Run multi-vector retrieval
Use fn.multi_vector_distance() to score documents against a query matrix.
When the field is indexed with metric="maxsim", this computes the MaxSim score defined above.
import numpy as np
from topk_sdk.query import field, fn, select
query_matrix = np.random.randn(8, 128).astype(np.float16)
docs = client.collection("passages").query(
select(
"content",
maxsim=fn.multi_vector_distance(
"token_embeddings",
query_matrix, # `numpy.ndarray` is supported in query matrix as well
candidates=200, # optional: tuning performance vs. recall
),
).topk(field("maxsim"), 10)
)
print(docs)
# Results:
[
{
"_id": "p2",
"content": "MaxSim in practice",
"maxsim": 0.83,
},
{
"_id": "p1",
"content": "Late interaction retrieval",
"maxsim": 0.79,
},
]
Optimization tips
The multi-vector index has an approximate retrieval stage (for faster pruning) followed by a more accurate scoring stage.

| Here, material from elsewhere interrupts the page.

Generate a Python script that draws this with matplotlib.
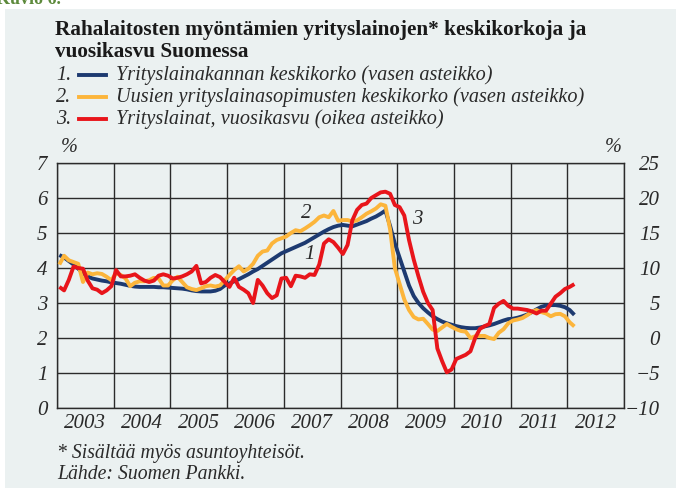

These parameters let you trade off memory, latency, and recall:
width: width of the sparse projection used for approximate MaxSim pruning.
- Higher width: more accurate pruning → fewer false negatives (better recall), but higher memory/compute.
- Lower width: more aggressive approximation → more false negatives (recall loss), but faster and smaller.
top_k: number of top projected values to keep during the approximate stage.
quantization: compresses stored multi-vector values.
1bit / 2bit: very compact and fast, but most approximate.
scalar: higher-fidelity quantization (larger than 1–2 bit) with better quality.
candidates: (query parameter) controls how many top document candidates from the approximate stage are promoted to a more accurate multi-vector scoring pass. Lower values reduce work (faster/cheaper) but can hurt recall; higher values improve recall at the cost of latency.
If you’re starting out, keep defaults, then tune candidates and these index parameters (width, top_k, quantization) based on your latency or recall targets.